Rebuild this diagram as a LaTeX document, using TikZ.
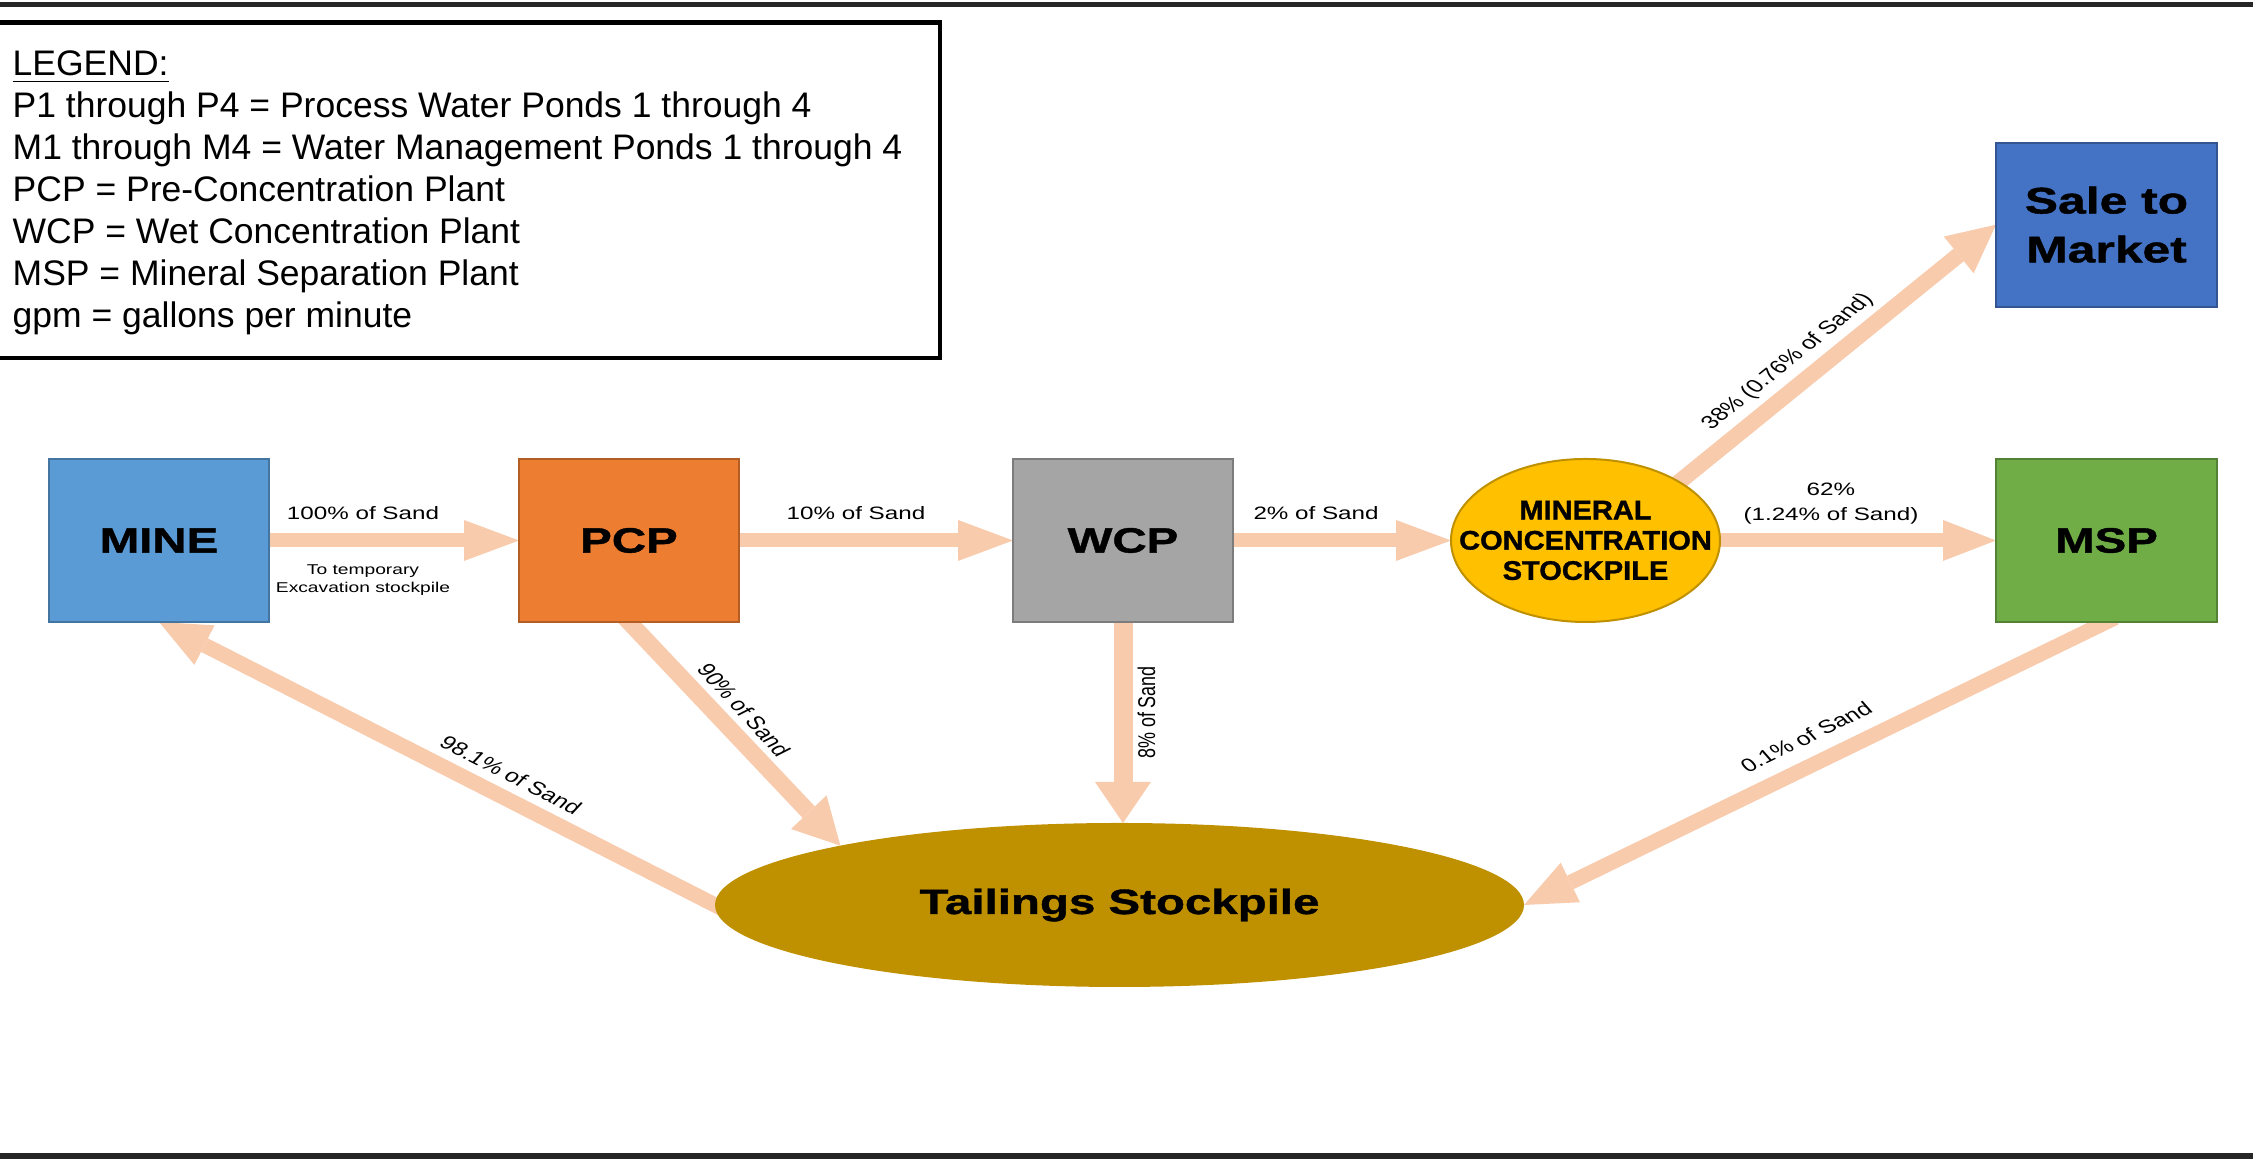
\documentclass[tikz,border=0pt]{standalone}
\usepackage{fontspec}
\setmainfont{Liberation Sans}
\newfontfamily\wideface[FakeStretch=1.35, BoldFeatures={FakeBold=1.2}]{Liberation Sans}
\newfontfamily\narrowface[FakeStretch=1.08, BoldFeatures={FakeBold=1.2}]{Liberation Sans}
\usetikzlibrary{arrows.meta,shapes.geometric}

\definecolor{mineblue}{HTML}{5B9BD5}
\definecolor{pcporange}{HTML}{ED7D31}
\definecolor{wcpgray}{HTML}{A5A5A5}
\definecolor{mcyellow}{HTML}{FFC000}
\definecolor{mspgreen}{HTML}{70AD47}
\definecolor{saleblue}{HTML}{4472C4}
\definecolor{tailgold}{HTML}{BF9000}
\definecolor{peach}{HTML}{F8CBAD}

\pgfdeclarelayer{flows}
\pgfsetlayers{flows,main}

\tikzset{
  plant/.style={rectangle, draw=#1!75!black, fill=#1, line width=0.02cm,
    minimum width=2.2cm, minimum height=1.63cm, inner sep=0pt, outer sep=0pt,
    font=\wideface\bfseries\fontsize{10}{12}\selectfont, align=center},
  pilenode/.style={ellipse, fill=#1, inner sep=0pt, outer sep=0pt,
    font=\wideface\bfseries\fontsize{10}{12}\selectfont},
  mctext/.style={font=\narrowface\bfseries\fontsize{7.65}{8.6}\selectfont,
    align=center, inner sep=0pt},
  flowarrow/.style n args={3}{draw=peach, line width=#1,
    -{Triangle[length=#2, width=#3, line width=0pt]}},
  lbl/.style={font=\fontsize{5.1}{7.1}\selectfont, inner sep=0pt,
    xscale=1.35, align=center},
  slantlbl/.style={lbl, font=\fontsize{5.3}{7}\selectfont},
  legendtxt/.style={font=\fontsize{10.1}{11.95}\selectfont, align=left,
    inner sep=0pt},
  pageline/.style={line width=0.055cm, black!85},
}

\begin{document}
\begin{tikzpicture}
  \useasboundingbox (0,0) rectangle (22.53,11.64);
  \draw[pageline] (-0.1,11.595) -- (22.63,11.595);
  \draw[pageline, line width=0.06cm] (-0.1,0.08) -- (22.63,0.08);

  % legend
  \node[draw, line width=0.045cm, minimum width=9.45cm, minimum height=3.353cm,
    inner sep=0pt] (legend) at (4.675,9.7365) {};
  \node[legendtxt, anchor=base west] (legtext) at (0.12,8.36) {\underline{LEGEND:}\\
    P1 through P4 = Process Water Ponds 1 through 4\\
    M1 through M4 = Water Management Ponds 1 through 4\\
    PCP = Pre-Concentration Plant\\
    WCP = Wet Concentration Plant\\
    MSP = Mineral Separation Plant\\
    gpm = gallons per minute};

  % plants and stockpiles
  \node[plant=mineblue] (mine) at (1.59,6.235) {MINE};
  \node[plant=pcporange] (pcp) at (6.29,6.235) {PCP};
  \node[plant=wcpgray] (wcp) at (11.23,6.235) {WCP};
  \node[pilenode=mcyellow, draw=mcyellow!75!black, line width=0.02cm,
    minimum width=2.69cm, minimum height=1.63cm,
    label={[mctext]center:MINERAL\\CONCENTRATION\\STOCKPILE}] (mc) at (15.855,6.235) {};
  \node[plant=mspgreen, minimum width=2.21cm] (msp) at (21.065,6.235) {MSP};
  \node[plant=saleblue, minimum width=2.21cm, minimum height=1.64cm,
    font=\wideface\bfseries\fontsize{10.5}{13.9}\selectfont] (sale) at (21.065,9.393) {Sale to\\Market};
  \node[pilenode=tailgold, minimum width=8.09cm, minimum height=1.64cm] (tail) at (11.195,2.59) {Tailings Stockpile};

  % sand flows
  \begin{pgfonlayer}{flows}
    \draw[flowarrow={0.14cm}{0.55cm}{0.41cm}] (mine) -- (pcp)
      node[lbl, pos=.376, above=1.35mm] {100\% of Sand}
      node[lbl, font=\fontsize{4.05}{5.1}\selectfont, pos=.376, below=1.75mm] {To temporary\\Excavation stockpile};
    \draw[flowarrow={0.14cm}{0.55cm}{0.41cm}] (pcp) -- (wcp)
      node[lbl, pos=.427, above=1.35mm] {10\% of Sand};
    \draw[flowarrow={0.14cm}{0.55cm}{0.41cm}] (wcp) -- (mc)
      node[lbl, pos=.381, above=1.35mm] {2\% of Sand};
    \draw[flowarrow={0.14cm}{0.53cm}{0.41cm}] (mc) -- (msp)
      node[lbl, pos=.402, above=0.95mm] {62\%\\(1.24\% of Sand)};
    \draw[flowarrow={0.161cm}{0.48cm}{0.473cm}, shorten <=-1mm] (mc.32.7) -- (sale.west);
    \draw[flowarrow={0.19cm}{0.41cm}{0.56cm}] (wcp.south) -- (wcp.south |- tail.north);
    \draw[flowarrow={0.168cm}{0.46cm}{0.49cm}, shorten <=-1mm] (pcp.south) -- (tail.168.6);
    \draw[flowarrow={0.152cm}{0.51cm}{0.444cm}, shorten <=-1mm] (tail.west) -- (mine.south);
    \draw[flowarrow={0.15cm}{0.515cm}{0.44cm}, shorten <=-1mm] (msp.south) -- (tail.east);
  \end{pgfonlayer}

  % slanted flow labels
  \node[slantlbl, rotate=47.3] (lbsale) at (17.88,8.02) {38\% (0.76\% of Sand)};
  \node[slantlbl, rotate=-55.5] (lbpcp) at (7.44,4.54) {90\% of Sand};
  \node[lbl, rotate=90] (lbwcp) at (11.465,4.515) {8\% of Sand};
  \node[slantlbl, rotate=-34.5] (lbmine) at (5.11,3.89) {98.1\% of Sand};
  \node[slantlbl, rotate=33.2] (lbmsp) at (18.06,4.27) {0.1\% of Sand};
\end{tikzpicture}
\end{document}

====================

**Task statement**
All of the lines above should be retyped precisely, apart from the pictures.

**Output**
Rebuild this diagram as a LaTeX document, using TikZ.
\documentclass[tikz,border=0pt]{standalone}
\usepackage{fontspec}
\setmainfont{Liberation Sans}
\newfontfamily\wideface[FakeStretch=1.35, BoldFeatures={FakeBold=1.2}]{Liberation Sans}
\newfontfamily\narrowface[FakeStretch=1.08, BoldFeatures={FakeBold=1.2}]{Liberation Sans}
\usetikzlibrary{arrows.meta,shapes.geometric}

\definecolor{mineblue}{HTML}{5B9BD5}
\definecolor{pcporange}{HTML}{ED7D31}
\definecolor{wcpgray}{HTML}{A5A5A5}
\definecolor{mcyellow}{HTML}{FFC000}
\definecolor{mspgreen}{HTML}{70AD47}
\definecolor{saleblue}{HTML}{4472C4}
\definecolor{tailgold}{HTML}{BF9000}
\definecolor{peach}{HTML}{F8CBAD}

\pgfdeclarelayer{flows}
\pgfsetlayers{flows,main}

\tikzset{
  plant/.style={rectangle, draw=#1!75!black, fill=#1, line width=0.02cm,
    minimum width=2.2cm, minimum height=1.63cm, inner sep=0pt, outer sep=0pt,
    font=\wideface\bfseries\fontsize{10}{12}\selectfont, align=center},
  pilenode/.style={ellipse, fill=#1, inner sep=0pt, outer sep=0pt,
    font=\wideface\bfseries\fontsize{10}{12}\selectfont},
  mctext/.style={font=\narrowface\bfseries\fontsize{7.65}{8.6}\selectfont,
    align=center, inner sep=0pt},
  flowarrow/.style n args={3}{draw=peach, line width=#1,
    -{Triangle[length=#2, width=#3, line width=0pt]}},
  lbl/.style={font=\fontsize{5.1}{7.1}\selectfont, inner sep=0pt,
    xscale=1.35, align=center},
  slantlbl/.style={lbl, font=\fontsize{5.3}{7}\selectfont},
  legendtxt/.style={font=\fontsize{10.1}{11.95}\selectfont, align=left,
    inner sep=0pt},
  pageline/.style={line width=0.055cm, black!85},
}

\begin{document}
\begin{tikzpicture}
  \useasboundingbox (0,0) rectangle (22.53,11.64);
  \draw[pageline] (-0.1,11.595) -- (22.63,11.595);
  \draw[pageline, line width=0.06cm] (-0.1,0.08) -- (22.63,0.08);

  % legend
  \node[draw, line width=0.045cm, minimum width=9.45cm, minimum height=3.353cm,
    inner sep=0pt] (legend) at (4.675,9.7365) {};
  \node[legendtxt, anchor=base west] (legtext) at (0.12,8.36) {\underline{LEGEND:}\\
    P1 through P4 = Process Water Ponds 1 through 4\\
    M1 through M4 = Water Management Ponds 1 through 4\\
    PCP = Pre-Concentration Plant\\
    WCP = Wet Concentration Plant\\
    MSP = Mineral Separation Plant\\
    gpm = gallons per minute};

  % plants and stockpiles
  \node[plant=mineblue] (mine) at (1.59,6.235) {MINE};
  \node[plant=pcporange] (pcp) at (6.29,6.235) {PCP};
  \node[plant=wcpgray] (wcp) at (11.23,6.235) {WCP};
  \node[pilenode=mcyellow, draw=mcyellow!75!black, line width=0.02cm,
    minimum width=2.69cm, minimum height=1.63cm,
    label={[mctext]center:MINERAL\\CONCENTRATION\\STOCKPILE}] (mc) at (15.855,6.235) {};
  \node[plant=mspgreen, minimum width=2.21cm] (msp) at (21.065,6.235) {MSP};
  \node[plant=saleblue, minimum width=2.21cm, minimum height=1.64cm,
    font=\wideface\bfseries\fontsize{10.5}{13.9}\selectfont] (sale) at (21.065,9.393) {Sale to\\Market};
  \node[pilenode=tailgold, minimum width=8.09cm, minimum height=1.64cm] (tail) at (11.195,2.59) {Tailings Stockpile};

  % sand flows
  \begin{pgfonlayer}{flows}
    \draw[flowarrow={0.14cm}{0.55cm}{0.41cm}] (mine) -- (pcp)
      node[lbl, pos=.376, above=1.35mm] {100\% of Sand}
      node[lbl, font=\fontsize{4.05}{5.1}\selectfont, pos=.376, below=1.75mm] {To temporary\\Excavation stockpile};
    \draw[flowarrow={0.14cm}{0.55cm}{0.41cm}] (pcp) -- (wcp)
      node[lbl, pos=.427, above=1.35mm] {10\% of Sand};
    \draw[flowarrow={0.14cm}{0.55cm}{0.41cm}] (wcp) -- (mc)
      node[lbl, pos=.381, above=1.35mm] {2\% of Sand};
    \draw[flowarrow={0.14cm}{0.53cm}{0.41cm}] (mc) -- (msp)
      node[lbl, pos=.402, above=0.95mm] {62\%\\(1.24\% of Sand)};
    \draw[flowarrow={0.161cm}{0.48cm}{0.473cm}, shorten <=-1mm] (mc.32.7) -- (sale.west);
    \draw[flowarrow={0.19cm}{0.41cm}{0.56cm}] (wcp.south) -- (wcp.south |- tail.north);
    \draw[flowarrow={0.168cm}{0.46cm}{0.49cm}, shorten <=-1mm] (pcp.south) -- (tail.168.6);
    \draw[flowarrow={0.152cm}{0.51cm}{0.444cm}, shorten <=-1mm] (tail.west) -- (mine.south);
    \draw[flowarrow={0.15cm}{0.515cm}{0.44cm}, shorten <=-1mm] (msp.south) -- (tail.east);
  \end{pgfonlayer}

  % slanted flow labels
  \node[slantlbl, rotate=47.3] (lbsale) at (17.88,8.02) {38\% (0.76\% of Sand)};
  \node[slantlbl, rotate=-55.5] (lbpcp) at (7.44,4.54) {90\% of Sand};
  \node[lbl, rotate=90] (lbwcp) at (11.465,4.515) {8\% of Sand};
  \node[slantlbl, rotate=-34.5] (lbmine) at (5.11,3.89) {98.1\% of Sand};
  \node[slantlbl, rotate=33.2] (lbmsp) at (18.06,4.27) {0.1\% of Sand};
\end{tikzpicture}
\end{document}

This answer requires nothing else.